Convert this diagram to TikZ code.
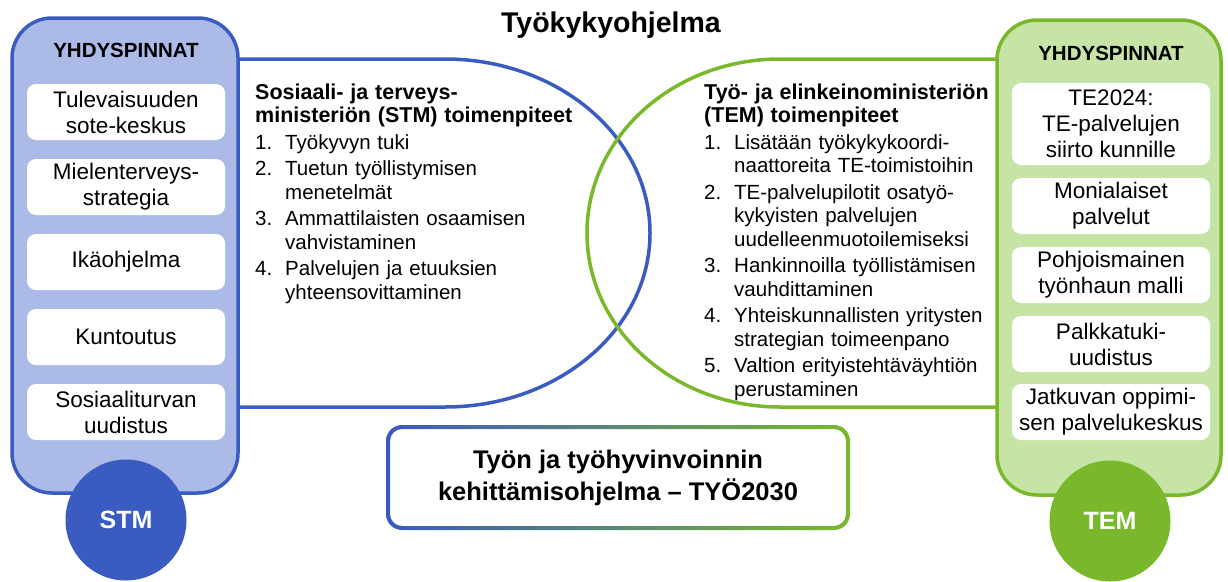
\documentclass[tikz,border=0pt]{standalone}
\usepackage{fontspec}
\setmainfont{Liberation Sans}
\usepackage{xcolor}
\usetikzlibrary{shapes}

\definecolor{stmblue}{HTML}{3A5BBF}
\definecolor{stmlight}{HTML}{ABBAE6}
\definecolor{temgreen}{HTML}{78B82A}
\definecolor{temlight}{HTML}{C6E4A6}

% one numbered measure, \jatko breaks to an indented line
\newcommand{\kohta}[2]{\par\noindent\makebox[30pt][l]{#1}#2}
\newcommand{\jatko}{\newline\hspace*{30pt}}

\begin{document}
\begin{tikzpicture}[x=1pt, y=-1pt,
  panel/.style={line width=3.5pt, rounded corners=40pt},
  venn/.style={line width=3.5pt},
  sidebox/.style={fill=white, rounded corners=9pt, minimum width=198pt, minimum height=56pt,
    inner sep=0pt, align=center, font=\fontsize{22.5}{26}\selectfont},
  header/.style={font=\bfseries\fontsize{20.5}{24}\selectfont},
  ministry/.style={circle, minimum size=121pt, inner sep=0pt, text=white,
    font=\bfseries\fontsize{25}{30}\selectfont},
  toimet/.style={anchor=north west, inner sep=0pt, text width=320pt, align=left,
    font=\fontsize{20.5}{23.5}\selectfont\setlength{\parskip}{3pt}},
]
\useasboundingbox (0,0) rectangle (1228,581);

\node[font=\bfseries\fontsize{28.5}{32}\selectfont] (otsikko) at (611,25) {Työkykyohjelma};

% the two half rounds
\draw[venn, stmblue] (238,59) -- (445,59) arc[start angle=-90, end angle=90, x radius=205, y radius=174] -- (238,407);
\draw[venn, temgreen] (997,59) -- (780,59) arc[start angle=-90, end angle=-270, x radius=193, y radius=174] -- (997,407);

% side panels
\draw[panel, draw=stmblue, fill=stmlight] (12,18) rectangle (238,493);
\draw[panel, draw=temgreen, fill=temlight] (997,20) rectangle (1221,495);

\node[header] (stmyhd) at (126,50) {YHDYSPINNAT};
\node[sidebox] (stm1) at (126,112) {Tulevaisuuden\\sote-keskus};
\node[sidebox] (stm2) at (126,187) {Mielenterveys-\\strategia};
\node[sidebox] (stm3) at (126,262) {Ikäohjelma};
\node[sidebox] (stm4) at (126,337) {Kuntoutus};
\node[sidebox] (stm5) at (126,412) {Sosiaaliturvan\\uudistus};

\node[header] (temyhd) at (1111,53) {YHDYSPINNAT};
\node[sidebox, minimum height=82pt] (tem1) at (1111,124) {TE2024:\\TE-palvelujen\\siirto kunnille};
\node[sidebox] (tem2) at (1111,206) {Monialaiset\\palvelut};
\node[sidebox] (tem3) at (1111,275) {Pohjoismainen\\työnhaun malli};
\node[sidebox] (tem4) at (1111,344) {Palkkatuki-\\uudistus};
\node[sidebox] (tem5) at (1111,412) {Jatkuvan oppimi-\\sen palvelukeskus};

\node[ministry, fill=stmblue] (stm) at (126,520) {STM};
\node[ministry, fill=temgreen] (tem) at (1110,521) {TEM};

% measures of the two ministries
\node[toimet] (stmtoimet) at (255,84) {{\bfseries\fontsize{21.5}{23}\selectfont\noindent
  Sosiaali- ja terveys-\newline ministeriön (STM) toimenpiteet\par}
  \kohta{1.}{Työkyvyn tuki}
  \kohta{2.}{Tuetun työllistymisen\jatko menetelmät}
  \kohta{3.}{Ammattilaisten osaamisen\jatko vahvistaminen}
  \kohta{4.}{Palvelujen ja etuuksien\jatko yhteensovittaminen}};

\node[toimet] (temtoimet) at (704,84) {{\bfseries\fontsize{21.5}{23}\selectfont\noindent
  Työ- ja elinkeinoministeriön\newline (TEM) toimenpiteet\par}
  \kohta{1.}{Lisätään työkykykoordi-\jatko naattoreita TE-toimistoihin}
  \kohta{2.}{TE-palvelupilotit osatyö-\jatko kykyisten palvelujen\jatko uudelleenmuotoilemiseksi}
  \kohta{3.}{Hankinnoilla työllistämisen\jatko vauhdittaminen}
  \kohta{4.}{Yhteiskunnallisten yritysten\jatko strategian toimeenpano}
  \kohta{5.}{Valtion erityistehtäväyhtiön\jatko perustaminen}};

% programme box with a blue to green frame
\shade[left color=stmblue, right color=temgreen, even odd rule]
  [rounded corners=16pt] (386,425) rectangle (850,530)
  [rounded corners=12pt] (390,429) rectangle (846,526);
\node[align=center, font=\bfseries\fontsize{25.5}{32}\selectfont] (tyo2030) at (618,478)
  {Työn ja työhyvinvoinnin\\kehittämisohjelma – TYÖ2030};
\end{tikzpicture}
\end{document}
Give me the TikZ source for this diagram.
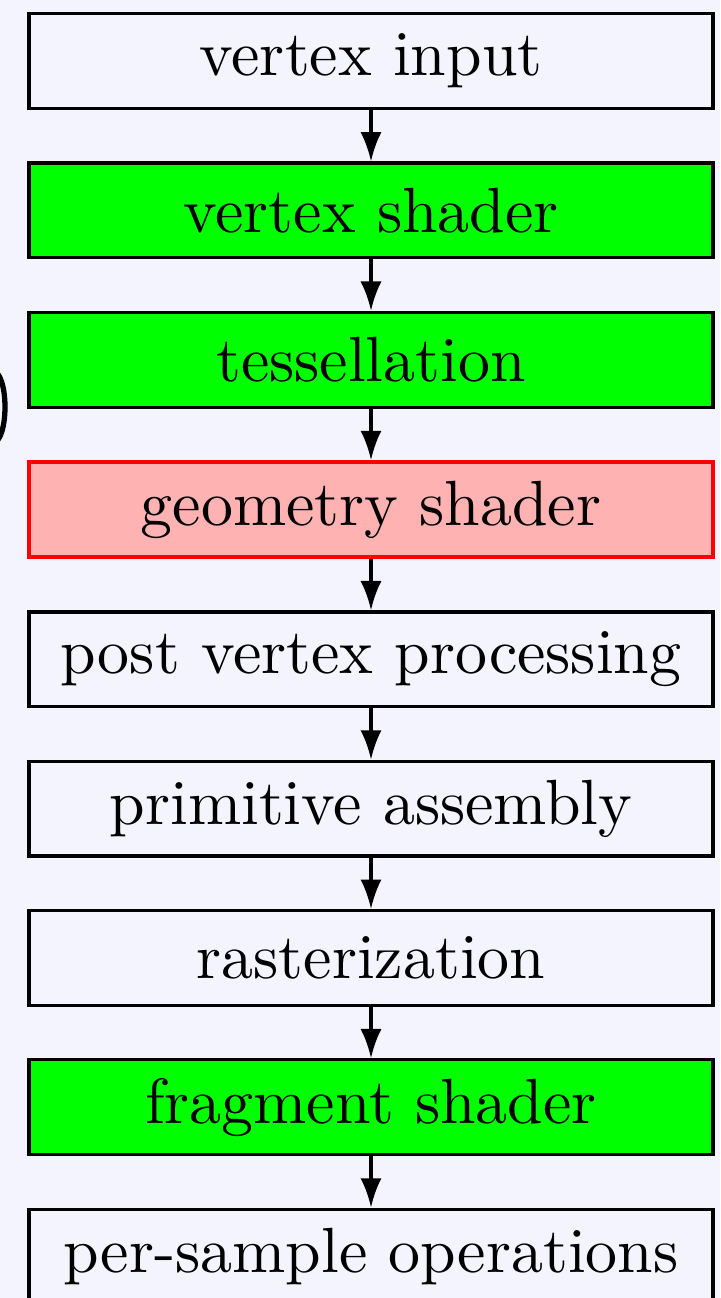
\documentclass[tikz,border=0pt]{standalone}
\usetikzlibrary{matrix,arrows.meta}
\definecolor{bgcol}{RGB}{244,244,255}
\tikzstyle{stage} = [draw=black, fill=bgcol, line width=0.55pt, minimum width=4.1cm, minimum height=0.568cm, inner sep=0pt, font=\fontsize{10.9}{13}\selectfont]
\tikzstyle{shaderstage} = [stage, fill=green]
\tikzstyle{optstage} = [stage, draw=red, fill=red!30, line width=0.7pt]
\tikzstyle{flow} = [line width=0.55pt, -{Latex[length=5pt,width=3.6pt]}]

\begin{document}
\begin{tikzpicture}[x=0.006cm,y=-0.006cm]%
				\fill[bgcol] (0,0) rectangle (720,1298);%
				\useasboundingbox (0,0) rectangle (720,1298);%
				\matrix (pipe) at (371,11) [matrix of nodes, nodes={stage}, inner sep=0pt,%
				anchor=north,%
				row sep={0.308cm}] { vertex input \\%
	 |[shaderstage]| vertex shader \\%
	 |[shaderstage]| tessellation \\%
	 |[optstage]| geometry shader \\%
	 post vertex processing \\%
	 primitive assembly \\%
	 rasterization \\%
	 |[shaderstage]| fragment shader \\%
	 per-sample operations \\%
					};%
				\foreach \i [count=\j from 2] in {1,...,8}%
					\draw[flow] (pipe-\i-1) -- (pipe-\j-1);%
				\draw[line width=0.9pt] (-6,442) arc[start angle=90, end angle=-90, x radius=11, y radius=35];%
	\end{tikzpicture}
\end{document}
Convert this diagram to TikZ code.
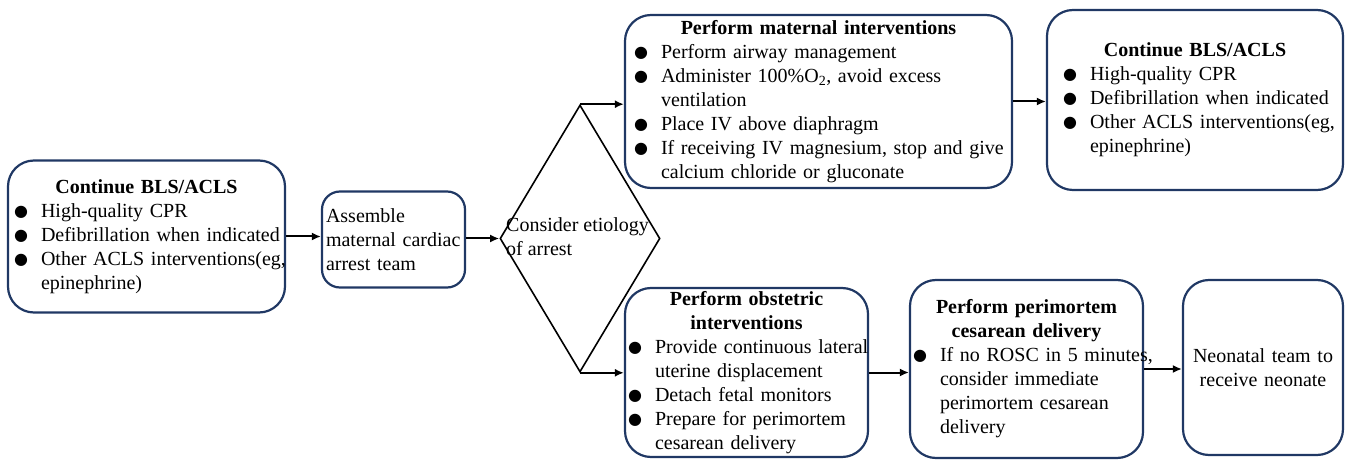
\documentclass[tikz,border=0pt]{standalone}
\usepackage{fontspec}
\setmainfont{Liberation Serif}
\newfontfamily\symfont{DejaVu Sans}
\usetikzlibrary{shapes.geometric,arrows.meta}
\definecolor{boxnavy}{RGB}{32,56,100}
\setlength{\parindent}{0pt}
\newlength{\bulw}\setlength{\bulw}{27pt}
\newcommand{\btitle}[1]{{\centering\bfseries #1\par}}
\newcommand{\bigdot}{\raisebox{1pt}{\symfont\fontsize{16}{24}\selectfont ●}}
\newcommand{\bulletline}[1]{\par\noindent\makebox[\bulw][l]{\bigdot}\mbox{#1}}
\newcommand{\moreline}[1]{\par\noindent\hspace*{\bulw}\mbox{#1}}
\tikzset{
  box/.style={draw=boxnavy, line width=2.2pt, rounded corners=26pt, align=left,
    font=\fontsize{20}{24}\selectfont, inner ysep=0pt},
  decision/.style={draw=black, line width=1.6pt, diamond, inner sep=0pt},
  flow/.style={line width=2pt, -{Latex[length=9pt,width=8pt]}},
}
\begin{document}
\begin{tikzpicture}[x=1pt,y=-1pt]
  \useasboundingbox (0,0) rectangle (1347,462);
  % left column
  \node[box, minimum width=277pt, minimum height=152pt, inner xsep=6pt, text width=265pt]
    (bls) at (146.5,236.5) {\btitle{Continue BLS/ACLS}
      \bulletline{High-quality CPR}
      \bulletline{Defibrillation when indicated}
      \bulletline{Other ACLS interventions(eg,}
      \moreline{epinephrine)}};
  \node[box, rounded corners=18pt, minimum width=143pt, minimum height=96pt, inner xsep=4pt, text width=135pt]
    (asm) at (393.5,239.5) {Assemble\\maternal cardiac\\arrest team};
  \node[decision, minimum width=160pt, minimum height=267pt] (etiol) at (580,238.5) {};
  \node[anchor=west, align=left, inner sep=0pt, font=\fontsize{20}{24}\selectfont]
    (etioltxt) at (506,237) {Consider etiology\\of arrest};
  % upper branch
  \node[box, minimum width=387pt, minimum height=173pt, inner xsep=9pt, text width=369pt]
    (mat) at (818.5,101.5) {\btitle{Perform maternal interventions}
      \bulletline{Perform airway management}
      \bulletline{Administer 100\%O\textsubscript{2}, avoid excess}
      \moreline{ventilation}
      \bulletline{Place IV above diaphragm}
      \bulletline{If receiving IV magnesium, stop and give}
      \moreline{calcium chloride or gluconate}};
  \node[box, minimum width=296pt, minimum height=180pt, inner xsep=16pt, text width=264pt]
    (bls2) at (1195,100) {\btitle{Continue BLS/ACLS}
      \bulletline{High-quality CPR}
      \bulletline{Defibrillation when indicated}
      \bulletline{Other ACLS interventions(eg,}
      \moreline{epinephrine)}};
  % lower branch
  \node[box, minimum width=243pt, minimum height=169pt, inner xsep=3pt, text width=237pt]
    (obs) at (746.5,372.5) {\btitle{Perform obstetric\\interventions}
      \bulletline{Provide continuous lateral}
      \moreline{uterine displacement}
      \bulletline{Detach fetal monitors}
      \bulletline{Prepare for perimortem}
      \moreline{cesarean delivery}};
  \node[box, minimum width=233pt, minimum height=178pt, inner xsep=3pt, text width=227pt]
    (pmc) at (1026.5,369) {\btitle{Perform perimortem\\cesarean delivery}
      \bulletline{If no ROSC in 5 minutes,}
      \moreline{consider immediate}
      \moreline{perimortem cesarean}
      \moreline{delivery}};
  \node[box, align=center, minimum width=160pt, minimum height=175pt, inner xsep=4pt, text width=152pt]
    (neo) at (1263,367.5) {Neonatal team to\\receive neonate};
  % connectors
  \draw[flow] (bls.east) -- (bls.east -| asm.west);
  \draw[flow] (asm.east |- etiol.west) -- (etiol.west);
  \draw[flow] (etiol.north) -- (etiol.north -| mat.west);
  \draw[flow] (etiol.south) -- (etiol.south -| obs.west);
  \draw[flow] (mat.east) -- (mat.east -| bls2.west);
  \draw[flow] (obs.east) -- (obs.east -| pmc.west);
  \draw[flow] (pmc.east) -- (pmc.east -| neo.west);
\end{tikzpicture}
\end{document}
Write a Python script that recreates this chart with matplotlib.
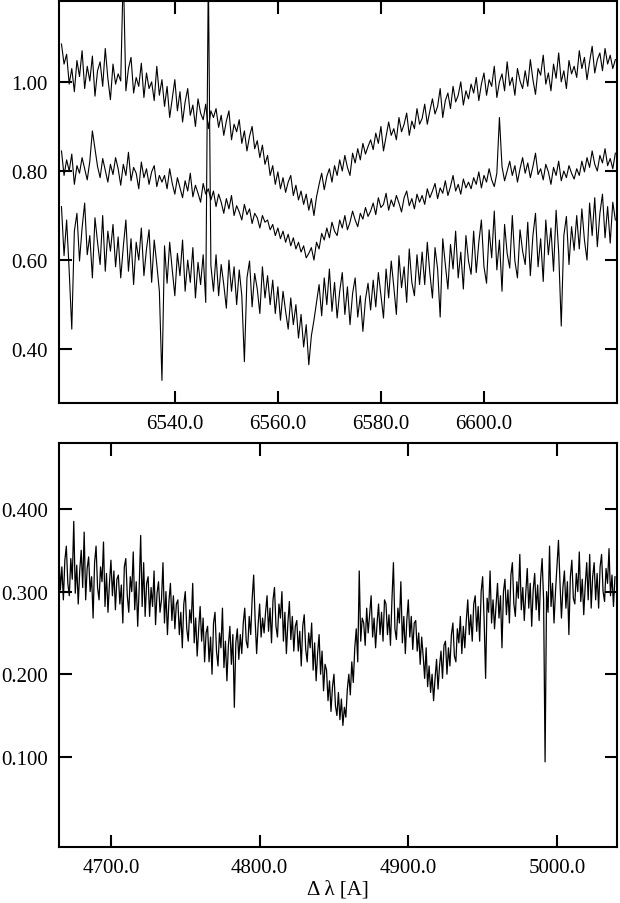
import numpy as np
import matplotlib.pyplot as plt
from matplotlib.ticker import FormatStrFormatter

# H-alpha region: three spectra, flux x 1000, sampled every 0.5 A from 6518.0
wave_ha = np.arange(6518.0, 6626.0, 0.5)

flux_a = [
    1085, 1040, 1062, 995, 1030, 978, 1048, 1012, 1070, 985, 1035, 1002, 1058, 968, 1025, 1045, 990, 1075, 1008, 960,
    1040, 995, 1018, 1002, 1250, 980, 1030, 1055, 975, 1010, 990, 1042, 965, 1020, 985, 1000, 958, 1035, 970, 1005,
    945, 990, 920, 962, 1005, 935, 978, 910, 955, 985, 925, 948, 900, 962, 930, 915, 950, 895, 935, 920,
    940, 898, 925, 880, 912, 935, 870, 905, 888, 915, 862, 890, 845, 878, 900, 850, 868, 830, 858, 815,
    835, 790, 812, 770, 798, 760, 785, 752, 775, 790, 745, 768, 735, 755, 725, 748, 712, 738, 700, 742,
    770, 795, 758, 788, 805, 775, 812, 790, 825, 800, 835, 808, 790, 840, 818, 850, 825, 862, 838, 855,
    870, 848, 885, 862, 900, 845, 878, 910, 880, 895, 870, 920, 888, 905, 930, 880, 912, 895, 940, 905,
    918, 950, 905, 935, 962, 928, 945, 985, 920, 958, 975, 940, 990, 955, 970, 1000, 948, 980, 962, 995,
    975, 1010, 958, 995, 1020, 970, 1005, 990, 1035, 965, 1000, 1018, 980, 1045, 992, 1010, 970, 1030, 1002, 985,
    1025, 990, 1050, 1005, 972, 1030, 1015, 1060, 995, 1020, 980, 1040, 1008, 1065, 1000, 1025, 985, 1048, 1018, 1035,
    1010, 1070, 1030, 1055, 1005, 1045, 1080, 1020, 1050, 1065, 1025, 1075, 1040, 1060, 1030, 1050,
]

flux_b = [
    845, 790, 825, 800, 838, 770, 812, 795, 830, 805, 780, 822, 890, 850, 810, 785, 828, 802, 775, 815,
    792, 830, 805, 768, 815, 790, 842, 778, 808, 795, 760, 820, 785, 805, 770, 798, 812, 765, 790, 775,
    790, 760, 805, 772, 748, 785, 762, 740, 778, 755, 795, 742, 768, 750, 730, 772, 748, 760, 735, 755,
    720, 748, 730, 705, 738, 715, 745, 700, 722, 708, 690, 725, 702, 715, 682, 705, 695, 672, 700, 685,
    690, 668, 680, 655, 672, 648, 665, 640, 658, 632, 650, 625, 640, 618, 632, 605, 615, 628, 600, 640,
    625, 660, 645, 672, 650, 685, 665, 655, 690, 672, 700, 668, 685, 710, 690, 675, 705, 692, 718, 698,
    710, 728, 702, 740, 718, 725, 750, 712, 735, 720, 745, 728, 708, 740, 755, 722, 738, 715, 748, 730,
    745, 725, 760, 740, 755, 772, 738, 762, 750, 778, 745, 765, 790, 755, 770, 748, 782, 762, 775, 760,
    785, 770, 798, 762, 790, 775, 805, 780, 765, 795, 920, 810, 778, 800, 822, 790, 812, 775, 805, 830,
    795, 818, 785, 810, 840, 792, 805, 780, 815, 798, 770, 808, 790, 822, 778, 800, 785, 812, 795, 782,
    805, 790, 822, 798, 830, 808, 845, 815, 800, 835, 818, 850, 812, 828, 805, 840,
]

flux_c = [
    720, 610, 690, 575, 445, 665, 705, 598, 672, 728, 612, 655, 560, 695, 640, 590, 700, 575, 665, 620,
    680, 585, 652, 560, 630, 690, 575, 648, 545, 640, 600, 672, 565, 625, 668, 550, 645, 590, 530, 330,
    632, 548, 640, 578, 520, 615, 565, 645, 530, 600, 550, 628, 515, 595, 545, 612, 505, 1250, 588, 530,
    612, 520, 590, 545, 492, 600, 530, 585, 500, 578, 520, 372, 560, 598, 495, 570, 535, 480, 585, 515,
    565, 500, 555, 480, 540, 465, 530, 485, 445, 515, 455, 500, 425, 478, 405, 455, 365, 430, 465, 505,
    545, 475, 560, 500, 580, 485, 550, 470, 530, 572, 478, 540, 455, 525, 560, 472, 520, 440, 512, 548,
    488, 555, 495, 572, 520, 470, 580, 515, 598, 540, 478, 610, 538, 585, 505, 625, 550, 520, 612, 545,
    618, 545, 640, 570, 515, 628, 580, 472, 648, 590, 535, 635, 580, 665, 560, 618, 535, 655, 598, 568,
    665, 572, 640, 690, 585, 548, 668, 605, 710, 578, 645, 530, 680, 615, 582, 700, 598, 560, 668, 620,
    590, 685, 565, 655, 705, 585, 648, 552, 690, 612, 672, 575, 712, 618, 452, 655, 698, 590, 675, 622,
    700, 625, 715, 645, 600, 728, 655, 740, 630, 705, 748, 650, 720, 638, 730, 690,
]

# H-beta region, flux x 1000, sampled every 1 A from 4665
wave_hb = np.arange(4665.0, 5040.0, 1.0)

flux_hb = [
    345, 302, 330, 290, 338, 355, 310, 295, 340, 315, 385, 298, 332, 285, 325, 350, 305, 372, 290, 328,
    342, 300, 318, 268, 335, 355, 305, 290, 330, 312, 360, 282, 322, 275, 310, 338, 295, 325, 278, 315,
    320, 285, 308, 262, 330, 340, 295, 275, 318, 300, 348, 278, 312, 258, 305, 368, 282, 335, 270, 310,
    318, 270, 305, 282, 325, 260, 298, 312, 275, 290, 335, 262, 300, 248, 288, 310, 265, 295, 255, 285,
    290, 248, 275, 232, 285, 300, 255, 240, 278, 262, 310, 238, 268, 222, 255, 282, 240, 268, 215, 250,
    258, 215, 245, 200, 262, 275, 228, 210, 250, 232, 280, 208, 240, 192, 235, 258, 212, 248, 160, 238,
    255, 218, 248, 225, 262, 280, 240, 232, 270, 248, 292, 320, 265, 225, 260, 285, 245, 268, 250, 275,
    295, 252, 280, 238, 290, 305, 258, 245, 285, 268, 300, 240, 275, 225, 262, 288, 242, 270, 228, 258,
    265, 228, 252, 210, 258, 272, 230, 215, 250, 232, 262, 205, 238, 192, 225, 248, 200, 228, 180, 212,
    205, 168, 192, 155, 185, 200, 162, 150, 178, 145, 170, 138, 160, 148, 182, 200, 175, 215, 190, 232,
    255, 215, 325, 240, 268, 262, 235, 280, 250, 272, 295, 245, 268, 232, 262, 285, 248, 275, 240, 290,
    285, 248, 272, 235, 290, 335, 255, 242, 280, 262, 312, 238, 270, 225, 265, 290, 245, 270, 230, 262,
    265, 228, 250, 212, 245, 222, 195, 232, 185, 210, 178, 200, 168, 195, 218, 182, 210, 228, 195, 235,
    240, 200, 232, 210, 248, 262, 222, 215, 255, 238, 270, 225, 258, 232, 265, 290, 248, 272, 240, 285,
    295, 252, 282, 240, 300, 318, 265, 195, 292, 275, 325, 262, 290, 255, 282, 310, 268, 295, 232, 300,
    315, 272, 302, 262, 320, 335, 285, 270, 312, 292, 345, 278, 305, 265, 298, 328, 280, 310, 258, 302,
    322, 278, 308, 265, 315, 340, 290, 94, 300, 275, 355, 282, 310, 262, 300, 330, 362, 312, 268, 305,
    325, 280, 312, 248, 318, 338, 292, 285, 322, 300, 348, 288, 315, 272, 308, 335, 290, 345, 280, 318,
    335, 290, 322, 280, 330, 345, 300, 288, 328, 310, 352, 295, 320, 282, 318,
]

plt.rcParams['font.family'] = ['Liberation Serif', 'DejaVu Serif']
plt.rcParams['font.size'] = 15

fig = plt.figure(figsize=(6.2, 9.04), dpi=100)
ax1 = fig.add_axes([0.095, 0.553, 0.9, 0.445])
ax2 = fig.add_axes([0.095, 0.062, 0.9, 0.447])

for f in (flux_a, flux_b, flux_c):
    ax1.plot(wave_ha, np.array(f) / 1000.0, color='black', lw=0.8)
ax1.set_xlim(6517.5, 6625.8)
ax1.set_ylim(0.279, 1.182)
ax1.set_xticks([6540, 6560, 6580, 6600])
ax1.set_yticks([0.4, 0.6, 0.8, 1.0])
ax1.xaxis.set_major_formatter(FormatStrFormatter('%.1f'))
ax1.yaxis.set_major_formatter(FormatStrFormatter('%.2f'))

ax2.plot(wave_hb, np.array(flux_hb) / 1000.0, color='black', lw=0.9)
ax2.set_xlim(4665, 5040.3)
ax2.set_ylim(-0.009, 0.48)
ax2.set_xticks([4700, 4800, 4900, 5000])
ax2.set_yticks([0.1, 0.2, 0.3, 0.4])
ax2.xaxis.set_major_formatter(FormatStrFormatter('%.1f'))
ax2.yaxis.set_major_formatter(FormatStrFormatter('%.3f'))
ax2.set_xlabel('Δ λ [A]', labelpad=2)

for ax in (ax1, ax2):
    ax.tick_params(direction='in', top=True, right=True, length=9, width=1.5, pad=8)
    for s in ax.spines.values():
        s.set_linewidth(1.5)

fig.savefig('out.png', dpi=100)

### Given request:
Copy each line of the listing in which the word "matplotlib" can be found.

### Output of the task:
Write a Python script that recreates this chart with matplotlib.
import matplotlib.pyplot as plt
from matplotlib.ticker import FormatStrFormatter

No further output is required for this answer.